In 1778, Joseph Knight successfully challenged his status as a slave in court in Edinburgh - not only defeating his master and winning his freedom, but ensuring that slavery was ruled illegal in Scotland.
Knight had been taken from Jamaica to Scotland as the personal servant of sugar plantation owner Sir John Wedderburn. It was, for the period, a more "nurturing" relationship than that experienced by most slaves, according to May Sumbwanyambe, who tells the story in the National Theatre of Scotland's play Enough of Him.
"This was a young black man who wanted his freedom but at the same time felt such a degree of loyalty towards his 'master and father' - somebody who had actually been very loving and caring towards him," the writer says.
"This was a master and slave owner who genuinely felt anguish and felt betrayed that this young man wanted to be free of him."

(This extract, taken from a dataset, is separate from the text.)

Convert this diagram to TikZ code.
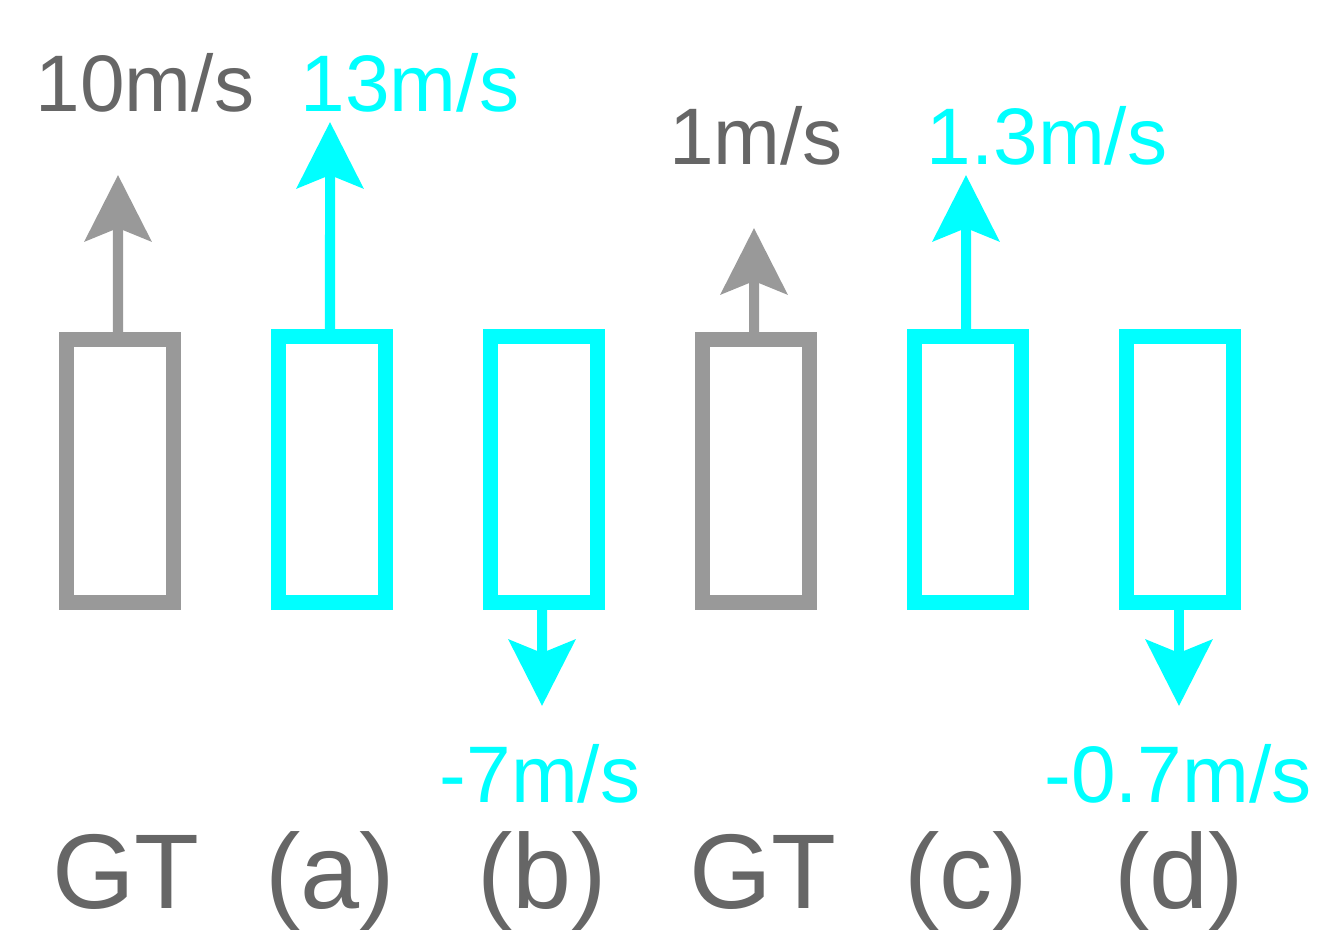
\documentclass[tikz,border=0pt]{standalone}
\usepackage{fontspec}
\setmainfont{Liberation Sans}
\usetikzlibrary{arrows.meta}
\definecolor{boxgray}{HTML}{999999}
\definecolor{txtgray}{HTML}{666666}
\definecolor{cy}{HTML}{00FFFF}
\begin{document}
\begin{tikzpicture}[x=0.01cm,y=-0.01cm,
  gbox/.style={draw=boxgray,line width=0.15cm,minimum width=1.07cm,minimum height=2.63cm,inner sep=0pt},
  cbox/.style={draw=cy,line width=0.15cm,minimum width=1.07cm,minimum height=2.66cm,inner sep=0pt},
  vel/.style={line width=0.1cm,-{Stealth[length=0.66cm,width=0.66cm,inset=0.13cm]}},
  lab/.style={font=\fontsize{22.8pt}{26pt}\selectfont,anchor=base,inner sep=0pt},
  captext/.style={font=\fontsize{30.2pt}{34pt}\selectfont,anchor=base,inner sep=0pt,text=txtgray}]
\useasboundingbox (0,0) rectangle (1330,946);
% boxes
\node[gbox] (b1) at (120,471) {};
\node[cbox] (b2) at (332,469.5) {};
\node[cbox] (b3) at (544,469.5) {};
\node[gbox] (b4) at (756,471) {};
\node[cbox] (b5) at (968,469.5) {};
\node[cbox] (b6) at (1180,469.5) {};
% arrow tips
\coordinate (t1) at (118,175);
\coordinate (t2) at (330,122);
\coordinate (t3) at (542,706);
\coordinate (t4) at (754,228);
\coordinate (t5) at (966,175);
\coordinate (t6) at (1179,706);
\draw[vel,boxgray] ([xshift=-0.02cm]b1.north) -- (t1);
\draw[vel,cy] ([xshift=-0.02cm]b2.north) -- (t2);
\draw[vel,cy] ([xshift=-0.02cm]b3.south) -- (t3);
\draw[vel,boxgray] ([xshift=-0.02cm]b4.north) -- (t4);
\draw[vel,cy] ([xshift=-0.02cm]b5.north) -- (t5);
\draw[vel,cy] ([xshift=-0.01cm]b6.south) -- (t6);
% velocity labels
\node[lab,text=txtgray] (v1) at (145,112) {10m/s};
\node[lab,text=cy] (v2) at (410,112) {13m/s};
\node[lab,text=cy] (v3) at (540,802) {-7m/s};
\node[lab,text=txtgray] (v4) at (756,165) {1m/s};
\node[lab,text=cy] (v5) at (1047,165) {1.3m/s};
\node[lab,text=cy] (v6) at (1178,802) {-0.7m/s};
% captions
\node[captext] (c1) at (126,908) {GT};
\node[captext] (c2) at (330,908) {(a)};
\node[captext] (c3) at (542,908) {(b)};
\node[captext] (c4) at (763,908) {GT};
\node[captext] (c5) at (966,908) {(c)};
\node[captext] (c6) at (1179,908) {(d)};
\end{tikzpicture}
\end{document}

Sumbwanyambe was born in Edinburgh but grew up in Grimsby, working night shifts on the docks to earn money during the university holidays while studying for a law degree.
He wrote the play against the backdrop of debate about Brexit. "You kept hearing this thing - 'We want our country back.'
"And it was constantly linked to immigration. The thing that I struggled with is that it was based on this idea that, if only you could just go back 70 years, back to the glory days when Britain still just had an empire but was all completely white. I knew that was a myth."
The point that immigration was happening long before Windrush underpins his play.
Sumbwanyambe was surprised to learn that there were thought to have been between 10,000 and 20,000 black people in mid-18th Century London, out of a population of around 700,000.
"Black people have been here and we've been living side-by-side in this country with white people for a very long time," the playwright says. "For all those glory days that people want to go back to - we were there too."
Joseph Knight was among those who left a legacy. "The journey towards this noble idea of justice and dignity and respect that we think of [as British] was contributed to by that young black man's actions."
Enough of Him is at the Pitlochry Festival Theatre from 17 October, then at Perth Theatre and the Traverse Theatre, Edinburgh.